A company that wants to raise capital by issuing shares has several options. If it is not yet listed on a stock exchange, the company can prepare for an initial public offering (IPO), in which it will be valued and an opening price will be set for its shares when they are released onto the market. How much finance can be raised through an IPO depends partly on the perceived value, and thus share price, of the company, and partly on how much interest there is in the shares when they are released on the market.

For a company that is already listed on an exchange, an alternative route is to launch an additional share issue (also known as a seasoned equity offering, or SEO) or a rights issue. A SEO is a new equity issue by a company following its IPO. A rights issue permits existing stockholders to purchase a designated number of new shares from a company at a specified price within a specified time. The offer may be rejected, or accepted in full or in part, by each stockholder. Rights are usually transferable, meaning that the holder can sell them on the open market. The additional shares in a rights issue are generally issued to stockholders on a pro rata basis—for example, in a two-for-five rights issue stockholders are offered two shares for every five they already hold.

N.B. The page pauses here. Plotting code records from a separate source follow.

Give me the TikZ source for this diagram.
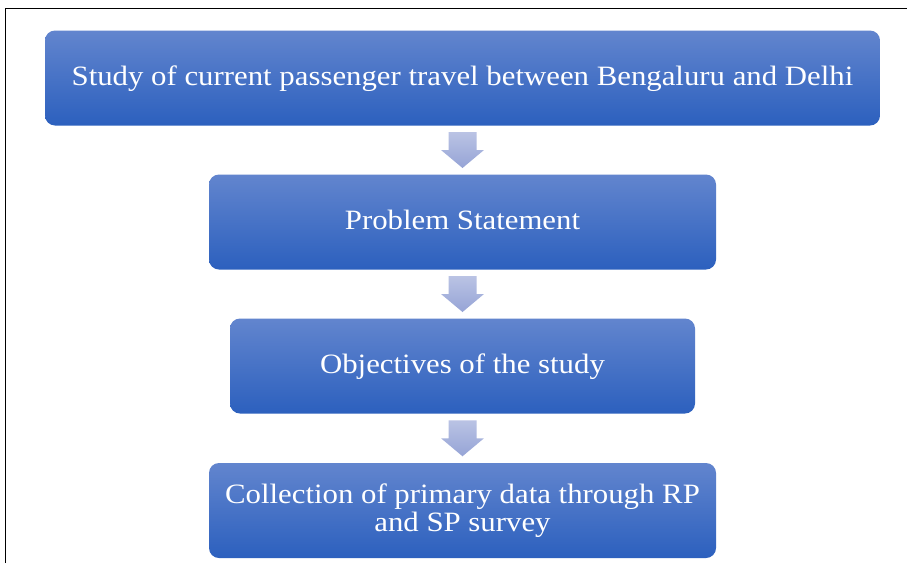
\documentclass[tikz,border=0pt]{standalone}
\usepackage{fontspec}
\setmainfont{Liberation Serif}[FakeStretch=1.1]
\usetikzlibrary{calc}
\definecolor{boxtop}{RGB}{98,133,206}
\definecolor{boxbot}{RGB}{44,96,190}
\definecolor{arrtop}{RGB}{186,195,228}
\definecolor{arrbot}{RGB}{150,164,214}
\tikzset{
  stepbox/.style={rounded corners=10pt, top color=boxtop, bottom color=boxbot, draw=none,
    text=white, font=\fontsize{28}{28.5}\selectfont, align=center, inner sep=0pt},
  oneline/.style={text height=20pt, text depth=6pt},
  downarr/.style={top color=arrtop, bottom color=arrbot, draw=none}
}
\newcommand{\dnarrow}[1]{%
  \path[downarr] ($(#1)+(-14,18)$) -- ($(#1)+(14,18)$) -- ($(#1)+(14,0)$) -- ($(#1)+(21.5,0)$)
    -- ($(#1)+(0,-18)$) -- ($(#1)+(-21.5,0)$) -- ($(#1)+(-14,0)$) -- cycle;}
\begin{document}
\begin{tikzpicture}[x=1pt,y=1pt]
\useasboundingbox (0,0) rectangle (907,-563);
\fill[white] (0,0) rectangle (907,-563);
\draw[line width=1.5pt] (5.5,-563) -- (5.5,-8.5) -- (907,-8.5);
\node[stepbox, oneline, minimum width=835, minimum height=95] (b1) at (462.5,-78) {Study of current passenger travel between Bengaluru and Delhi};
\node[stepbox, oneline, minimum width=507, minimum height=95] (b2) at (462.5,-222) {Problem Statement};
\node[stepbox, oneline, minimum width=465, minimum height=95] (b3) at (462.5,-366) {Objectives of the study};
\node[stepbox, minimum width=507, minimum height=95] (b4) at (462.5,-510.5) {Collection of primary data through RP\\and SP survey};
\coordinate (m1) at ($(b1.south)!0.5!(b2.north)$);
\coordinate (m2) at ($(b2.south)!0.5!(b3.north)$);
\coordinate (m3) at ($(b3.south)!0.5!(b4.north)$);
\dnarrow{m1}
\dnarrow{m2}
\dnarrow{m3}
\end{tikzpicture}
\end{document}
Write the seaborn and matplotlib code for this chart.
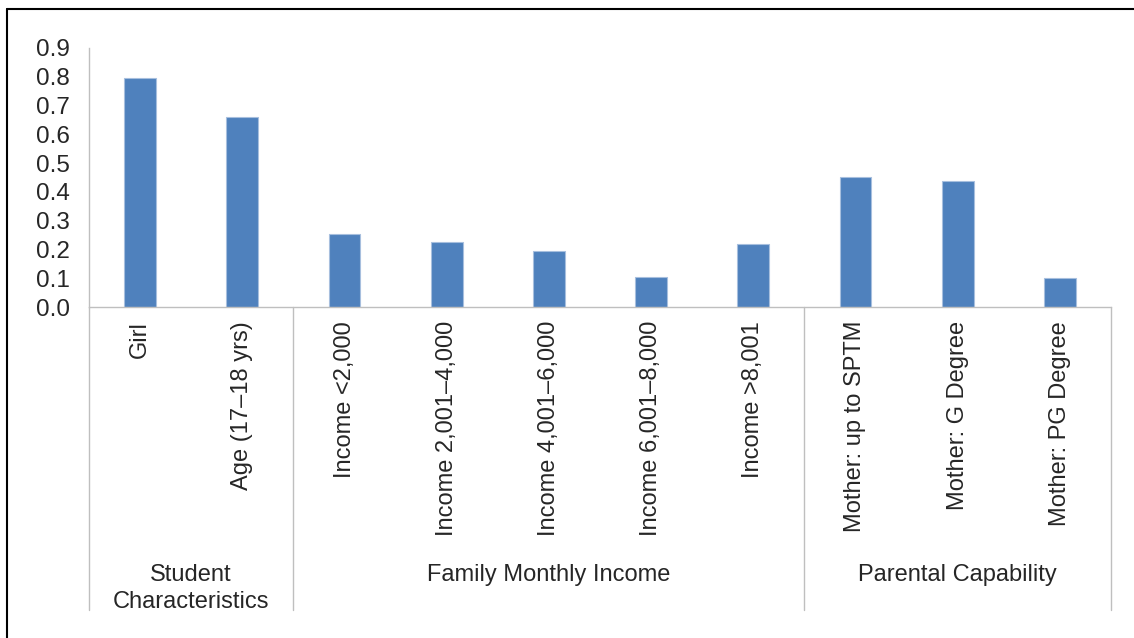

Renounceable rights are rights offered by a company to existing stockholders to purchase further stock, usually at a discount. These rights have a value and can be traded. If rights are to be issued, the company has to set the price of the new shares, determine how many it will sell, and assess how the current share value will be affected as well as the effect on new and existing stockholders. Nonrenounceable rights are not transferable and cannot be bought or sold; these rights must be taken up or they will lapse.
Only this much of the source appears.